→ **Data excerpts**
· · · ·

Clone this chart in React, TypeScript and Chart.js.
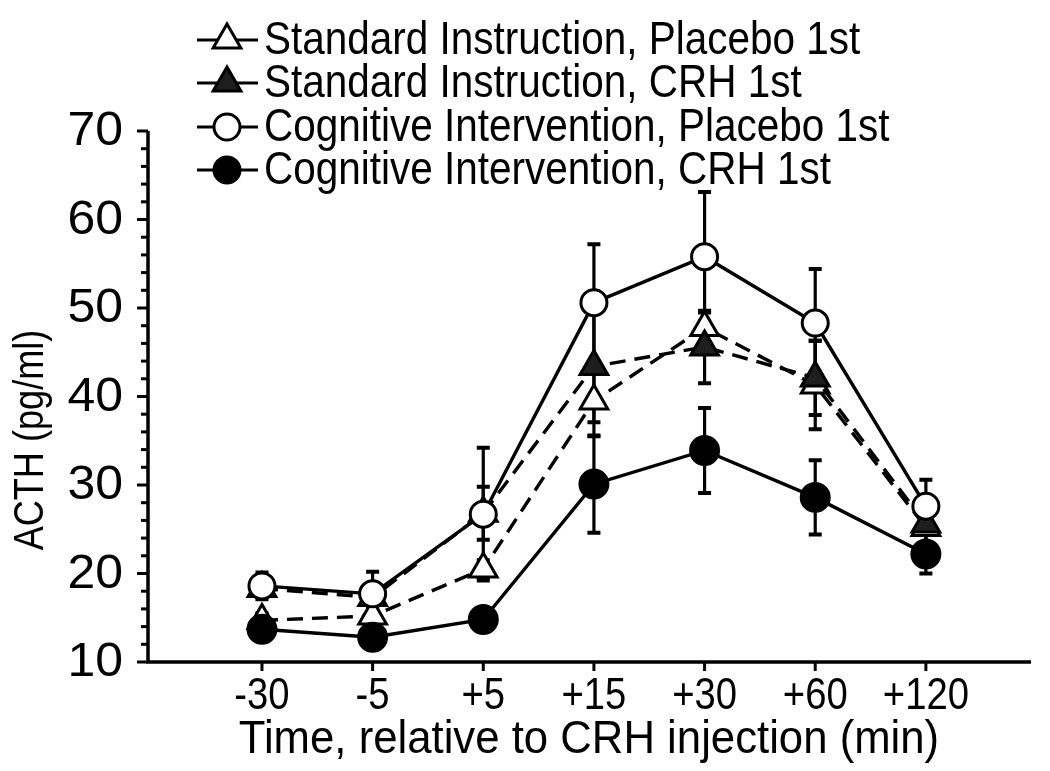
import React, { useEffect, useRef } from 'react';
import { Chart, registerables } from 'chart.js';

Chart.register(...registerables);

const timeLabels = ['-30', '-5', '+5', '+15', '+30', '+60', '+120'];
const yTickValues = [10, 20, 30, 40, 50, 60, 70];
const seriesNames = [
  'Standard Instruction, Placebo 1st',
  'Standard Instruction, CRH 1st',
  'Cognitive Intervention, Placebo 1st',
  'Cognitive Intervention, CRH 1st',
];
const siPlacebo = [14.7, 15.2, 20.5, 39.5, 47.8, 41.3, 25.2];
const siPlaceboErr = [0.8, 1.0, 1.0, 4.0, 1.7, 5.0, 2.5];
const siCrh = [18.3, 17.3, 26.8, 43.4, 45.6, 42.1, 25.6];
const siCrhErr = [0.8, 1.0, 3.0, 6.3, 4.1, 4.2, 2.5];
const ciPlacebo = [18.6, 17.7, 26.7, 50.6, 55.8, 48.3, 27.6];
const ciPlaceboErr = [1.5, 2.5, 7.5, 6.6, 7.3, 6.1, 3.0];
const ciCrh = [13.7, 12.8, 14.8, 30.1, 33.9, 28.6, 22.2];
const ciCrhErr = [0.8, 0.8, 1.2, 5.5, 4.8, 4.2, 2.2];

const FONT = '"Liberation Sans", Arial, Helvetica, sans-serif';

type Style = { kind: 'tri' | 'circle'; fill: string; dash: number[] };
const styles: Style[] = [
  { kind: 'tri', fill: '#ffffff', dash: [16, 9] },
  { kind: 'tri', fill: '#1e1e1e', dash: [16, 9] },
  { kind: 'circle', fill: '#ffffff', dash: [] },
  { kind: 'circle', fill: '#000000', dash: [] },
];
const values = [siPlacebo, siCrh, ciPlacebo, ciCrh];
const errors = [siPlaceboErr, siCrhErr, ciPlaceboErr, ciCrhErr];
// lower = drawn later (on top)
const layerOrder = [3, 2, 0, 1];

function drawMarker(ctx: CanvasRenderingContext2D, kind: string, fill: string, x: number, y: number) {
  ctx.save();
  ctx.setLineDash([]);
  ctx.lineWidth = 3;
  ctx.strokeStyle = '#000';
  ctx.fillStyle = fill;
  ctx.beginPath();
  if (kind === 'tri') {
    const r = 16;
    ctx.moveTo(x, y - r);
    ctx.lineTo(x + r * Math.sin(Math.PI * 2 / 3), y - r * Math.cos(Math.PI * 2 / 3));
    ctx.lineTo(x - r * Math.sin(Math.PI * 2 / 3), y - r * Math.cos(Math.PI * 2 / 3));
    ctx.closePath();
  } else {
    ctx.arc(x, y, 13, 0, Math.PI * 2);
  }
  ctx.fill();
  ctx.stroke();
  ctx.restore();
}

function scaledText(ctx: CanvasRenderingContext2D, text: string, x: number, y: number, size: number, sx: number, align: CanvasTextAlign) {
  ctx.save();
  ctx.translate(x, y);
  ctx.scale(sx, 1);
  ctx.font = `${size}px ${FONT}`;
  ctx.textAlign = align;
  ctx.textBaseline = 'middle';
  ctx.fillStyle = '#000';
  ctx.fillText(text, 0, 0);
  ctx.restore();
}

const frame = {
  id: 'frame',
  beforeDatasetsDraw(chart: any) {
    const ctx: CanvasRenderingContext2D = chart.ctx;
    const xs = chart.scales.x;
    const ys = chart.scales.y;
    const { left, right, top, bottom } = chart.chartArea;
    ctx.save();
    ctx.strokeStyle = '#000';
    ctx.lineCap = 'butt';
    ctx.lineWidth = 3.5;
    ctx.beginPath();
    ctx.moveTo(left, top);
    ctx.lineTo(left, bottom + 1.75);
    ctx.moveTo(left - 1.75, bottom);
    ctx.lineTo(right, bottom);
    ctx.stroke();
    ctx.lineWidth = 3;
    for (let v = 10; v <= 70; v += 2) {
      const y = ys.getPixelForValue(v);
      const len = v % 10 === 0 ? 11 : 7;
      ctx.beginPath();
      ctx.moveTo(left, y);
      ctx.lineTo(left - len, y);
      ctx.stroke();
    }
    timeLabels.forEach((_, i) => {
      const x = xs.getPixelForValue(i);
      ctx.beginPath();
      ctx.moveTo(x, bottom);
      ctx.lineTo(x, bottom + 9);
      ctx.stroke();
    });
    yTickValues.forEach((v) => {
      scaledText(ctx, String(v), left - 25, ys.getPixelForValue(v) + 1, 48, 1.04, 'right');
    });
    timeLabels.forEach((t, i) => {
      scaledText(ctx, t, xs.getPixelForValue(i), bottom + 35, 45, 0.85, 'center');
    });
    [0, 1, 2, 3].forEach((s) => {
      values[s].forEach((v, i) => {
        const e = errors[s][i];
        const x = xs.getPixelForValue(i);
        const y1 = ys.getPixelForValue(v + e);
        const y2 = ys.getPixelForValue(v - e);
        ctx.lineWidth = 3.2;
        ctx.beginPath();
        ctx.moveTo(x, y1);
        ctx.lineTo(x, y2);
        ctx.stroke();
        ctx.lineWidth = 4;
        ctx.beginPath();
        ctx.moveTo(x - 6.5, y1);
        ctx.lineTo(x + 6.5, y1);
        ctx.moveTo(x - 6.5, y2);
        ctx.lineTo(x + 6.5, y2);
        ctx.stroke();
      });
    });
    ctx.restore();
  },
  afterDraw(chart: any) {
    const ctx: CanvasRenderingContext2D = chart.ctx;
    ctx.save();
    const rows = [40, 83, 127, 170];
    seriesNames.forEach((name, i) => {
      const y = rows[i];
      ctx.strokeStyle = '#000';
      ctx.lineWidth = 3;
      ctx.setLineDash([]);
      ctx.beginPath();
      ctx.moveTo(197, y);
      ctx.lineTo(258, y);
      ctx.stroke();
      drawMarker(ctx, styles[i].kind, styles[i].fill, 227, y);
      scaledText(ctx, name, 264, y + 1, 46, 0.88, 'left');
    });
    scaledText(ctx, 'Time, relative to CRH injection (min)', 589, 740, 47, 0.93, 'center');
    ctx.translate(31, 440);
    ctx.rotate(-Math.PI / 2);
    scaledText(ctx, 'ACTH (pg/ml)', 0, 0, 42, 0.86, 'center');
    ctx.restore();
  },
};

export default function App() {
  const ref = useRef<HTMLCanvasElement>(null);
  useEffect(() => {
    if (!ref.current) return;
    const datasets = seriesNames.map((name, s) => ({
      label: name,
      data: values[s].map((v, i) => ({ x: i, y: v })),
      borderColor: '#000',
      borderWidth: 3.4,
      borderDash: styles[s].dash,
      backgroundColor: styles[s].fill,
      pointStyle: styles[s].kind === 'tri' ? 'triangle' : 'circle',
      pointRadius: styles[s].kind === 'tri' ? 16 : s === 3 ? 14 : 13,
      pointBorderWidth: 3,
      pointBorderColor: '#000',
      pointBackgroundColor: styles[s].fill,
      tension: 0,
      fill: false,
      clip: false,
      order: layerOrder[s],
    }));
    const chart = new Chart(ref.current, {
      type: 'line',
      data: { datasets },
      options: {
        responsive: false,
        animation: false,
        devicePixelRatio: 1,
        layout: { padding: { top: 131, right: 15, left: 0, bottom: 0 } },
        plugins: { legend: { display: false }, tooltip: { enabled: false } },
        scales: {
          x: {
            type: 'linear',
            min: -1.03,
            max: 6.95,
            grid: { display: false, drawTicks: false },
            border: { display: false },
            afterFit: (scale: any) => { scale.height = 109; },
            afterBuildTicks: (scale: any) => { scale.ticks = timeLabels.map((_, i) => ({ value: i })); },
            ticks: { display: false },
          },
          y: {
            type: 'linear',
            min: 10,
            max: 70,
            grid: { display: false, drawTicks: false },
            border: { display: false },
            afterFit: (scale: any) => { scale.width = 148; },
            afterBuildTicks: (scale: any) => { scale.ticks = yTickValues.map((v) => ({ value: v })); },
            ticks: { display: false },
          },
        },
      },
      plugins: [frame],
    } as any);
    return () => chart.destroy();
  }, []);
  return (
    <div style={{ position: 'absolute', left: 0, top: 0, width: 1050, height: 771, background: '#fff' }}>
      <canvas ref={ref} width={1050} height={771} style={{ display: 'block' }} />
    </div>
  );
}
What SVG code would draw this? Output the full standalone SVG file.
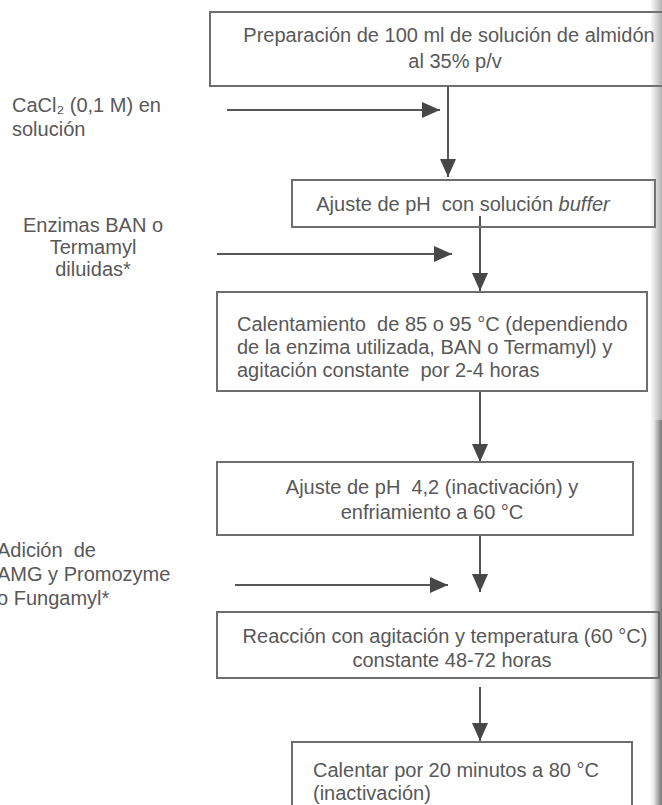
<svg xmlns="http://www.w3.org/2000/svg" width="662" height="805" viewBox="0 0 662 805">
  <style>
    .box { fill: #ffffff; stroke: #6e6e6e; stroke-width: 2; }
    .t { font-family: "Liberation Sans", Arial, sans-serif; font-size: 20px; fill: #585858; white-space: pre; }
    .c { text-anchor: middle; }
    .ln { stroke: #575757; stroke-width: 2; fill: none; marker-end: url(#ah); }
  </style>
  <defs>
    <marker id="ah" viewBox="0 0 18 16" refX="18" refY="8" markerWidth="18" markerHeight="16" markerUnits="userSpaceOnUse" orient="auto">
      <path d="M0,0 L18,8 L0,16 Z" fill="#474747"/>
    </marker>
    <linearGradient id="edge" x1="0" y1="0" x2="1" y2="0">
      <stop offset="0" stop-color="#808080" stop-opacity="0"/>
      <stop offset="1" stop-color="#707070" stop-opacity="0.55"/>
    </linearGradient>
    <linearGradient id="edge2" x1="0" y1="0" x2="1" y2="0">
      <stop offset="0" stop-color="#606060" stop-opacity="0"/>
      <stop offset="1" stop-color="#505050" stop-opacity="0.6"/>
    </linearGradient>
  </defs>
  <rect x="0" y="0" width="662" height="805" fill="#ffffff"/>

  <g id="inputs">
    <text class="t" x="12" y="112">CaCl₂ (0,1 M) en</text>
    <text class="t" x="12" y="136">solución</text>
    <text class="t c" x="93" y="232">Enzimas BAN o</text>
    <text class="t c" x="93" y="254">Termamyl</text>
    <text class="t c" x="93" y="276">diluidas*</text>
    <text class="t" x="-3" y="557">Adición  de</text>
    <text class="t" x="-3" y="581">AMG y Promozyme</text>
    <text class="t" x="-3" y="605">o Fungamyl*</text>
  </g>

  <g id="connectors">
    <line class="ln" x1="227" y1="110" x2="440" y2="110"/>
    <line class="ln" x1="448" y1="86" x2="448" y2="177"/>
    <line class="ln" x1="480" y1="216" x2="480" y2="291"/>
    <line class="ln" x1="217" y1="254" x2="452" y2="254"/>
    <line class="ln" x1="480" y1="391" x2="480" y2="462"/>
    <line class="ln" x1="480" y1="535" x2="480" y2="592"/>
    <line class="ln" x1="235" y1="585" x2="448" y2="585"/>
    <line class="ln" x1="480" y1="687" x2="480" y2="741"/>
  </g>

  <g id="n1">
    <rect class="box" x="210" y="12" width="470" height="74"/>
    <text class="t c" x="449" y="42">Preparación de 100 ml de solución de almidón</text>
    <text class="t c" x="455" y="68">al 35% p/v</text>
  </g>

  <g id="n2">
    <rect class="box" x="292" y="180" width="363" height="47" fill-opacity="0"/>
    <text class="t c" x="463" y="211">Ajuste de pH  con solución <tspan font-style="italic">buffer</tspan></text>
  </g>

  <g id="n3">
    <rect class="box" x="217" y="292" width="430" height="99"/>
    <text class="t" x="237" y="331">Calentamiento  de 85 o 95 °C (dependiendo</text>
    <text class="t" x="237" y="354">de la enzima utilizada, BAN o Termamyl) y</text>
    <text class="t" x="237" y="377">agitación constante  por 2-4 horas</text>
  </g>

  <g id="n4">
    <rect class="box" x="217" y="462" width="416" height="73"/>
    <text class="t c" x="432" y="494">Ajuste de pH  4,2 (inactivación) y</text>
    <text class="t c" x="432" y="519">enfriamiento a 60 °C</text>
  </g>

  <g id="n5">
    <rect class="box" x="217" y="612" width="442" height="66"/>
    <text class="t c" x="445" y="643">Reacción con agitación y temperatura (60 °C)</text>
    <text class="t c" x="452" y="667">constante 48-72 horas</text>
  </g>

  <g id="n6">
    <rect class="box" x="292" y="742" width="340" height="80"/>
    <text class="t" x="313" y="777">Calentar por 20 minutos a 80 °C</text>
    <text class="t" x="313" y="800">(inactivación)</text>
  </g>

  <rect x="650" y="0" width="12" height="805" fill="url(#edge)"/>
  <rect x="654" y="420" width="8" height="385" fill="url(#edge2)"/>
</svg>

· · · ·

In the records above, find the line containing "const layerOrder = [3, 2, 0, 1];" and output every line from the first through that one, exactly, omitting pictures.

Clone this chart in React, TypeScript and Chart.js.
import React, { useEffect, useRef } from 'react';
import { Chart, registerables } from 'chart.js';

Chart.register(...registerables);

const timeLabels = ['-30', '-5', '+5', '+15', '+30', '+60', '+120'];
const yTickValues = [10, 20, 30, 40, 50, 60, 70];
const seriesNames = [
  'Standard Instruction, Placebo 1st',
  'Standard Instruction, CRH 1st',
  'Cognitive Intervention, Placebo 1st',
  'Cognitive Intervention, CRH 1st',
];
const siPlacebo = [14.7, 15.2, 20.5, 39.5, 47.8, 41.3, 25.2];
const siPlaceboErr = [0.8, 1.0, 1.0, 4.0, 1.7, 5.0, 2.5];
const siCrh = [18.3, 17.3, 26.8, 43.4, 45.6, 42.1, 25.6];
const siCrhErr = [0.8, 1.0, 3.0, 6.3, 4.1, 4.2, 2.5];
const ciPlacebo = [18.6, 17.7, 26.7, 50.6, 55.8, 48.3, 27.6];
const ciPlaceboErr = [1.5, 2.5, 7.5, 6.6, 7.3, 6.1, 3.0];
const ciCrh = [13.7, 12.8, 14.8, 30.1, 33.9, 28.6, 22.2];
const ciCrhErr = [0.8, 0.8, 1.2, 5.5, 4.8, 4.2, 2.2];

const FONT = '"Liberation Sans", Arial, Helvetica, sans-serif';

type Style = { kind: 'tri' | 'circle'; fill: string; dash: number[] };
const styles: Style[] = [
  { kind: 'tri', fill: '#ffffff', dash: [16, 9] },
  { kind: 'tri', fill: '#1e1e1e', dash: [16, 9] },
  { kind: 'circle', fill: '#ffffff', dash: [] },
  { kind: 'circle', fill: '#000000', dash: [] },
];
const values = [siPlacebo, siCrh, ciPlacebo, ciCrh];
const errors = [siPlaceboErr, siCrhErr, ciPlaceboErr, ciCrhErr];
// lower = drawn later (on top)
const layerOrder = [3, 2, 0, 1];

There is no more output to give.